The horseshoe lifebuoy disintegrated into a fireball in a split second. It was at the centre of a massive destructive pressure wave that expanded outwards in all directions. The bottom quadrant of the expanding ball of pressure simply blew the stern off the Blizbanci. One moment the boat was motoring along sedately, the next the massive explosion blew off the rear of the boat. The pressure wave from the rear and upper quadrants faced little resistance. It bounced off the water surface and dissipated its power on the open air. However, the forward quadrant did face opposition, the structure of the boat itself. The pres
sure wave expanded across the rear deck. The sliding doors to the main saloon and cabins offered no opposition; they simply disappeared as the pressure wave swept onwards. It chased down narrow corridors and exerted huge pressure on every surface it met. Bulkheads collapsed, ceilings and decks were blown away. It was channelled between the twin hulls of the catamaran. The hulls deformed with the pressure and were forced apart. The structural members that tied the two hulls together were ripped apart as the two prows of the catamaran were squeezed together. The pressure wave continued its progress. It bounced off the water and vented its full force beneath the deck of the bridge that spanned the two hulls. The entire bridge was blown to smithereens, the captain and his mate with it. One moment they were whole human beings, the next they were bloody pulp as they were shredded by aluminium shrapnel, wooden splinters and plastic shards. Fuel tanks were ruptured and the diesel ignited in a secondary explosion. For the next few minutes the dark night was changed into an orange-tinted day.

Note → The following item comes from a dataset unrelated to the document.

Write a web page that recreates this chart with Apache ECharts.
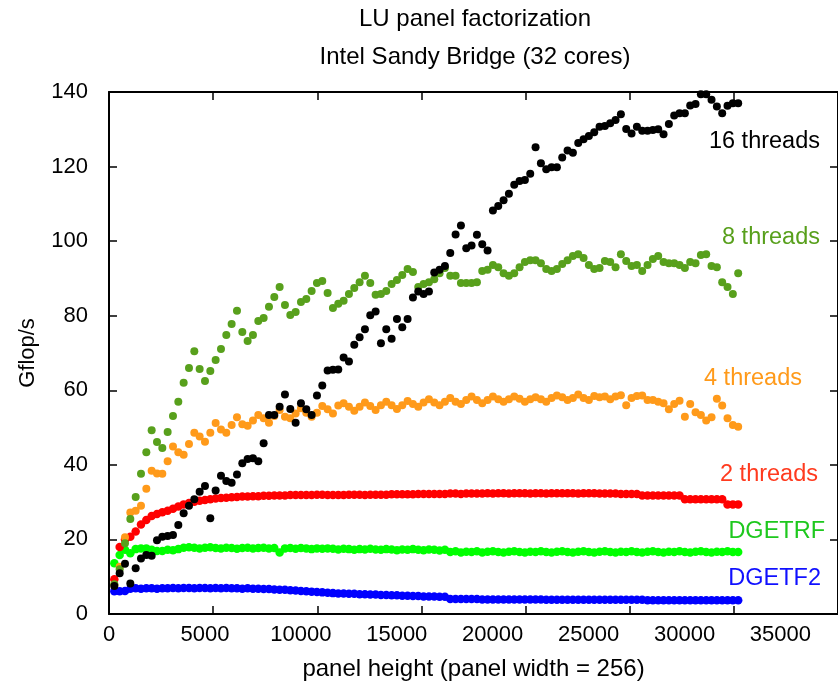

Jack was asleep in one of the port side cabins, flat out on his back in the middle of the single bunk. The blast moved the hull over more than two metres from its original position before it came to an abrupt halt, all in a fraction of a second. One moment Jack was on this bunk, the next he bounced off the bulkhead and was dumped on the deck. It was like the party trick with a table cloth, where the table cloth is ripped away leaving the cutlery and crockery standing. However, this time the entire bunk had moved leaving Jack to fall to the deck. He had been lucky. He had moved only a short distance before hitting the bulkhead and falling to the deck. The effect of the pressure wave had been dissipated but the partly collapsed hull had increased the air pressure inside the cabin. It was like a rapid underwater descent and Jack’s ears were instantaneously painful. Disorientated and with painful ears, Jack struggled to wake up and to swallow so as to equalise the pressure.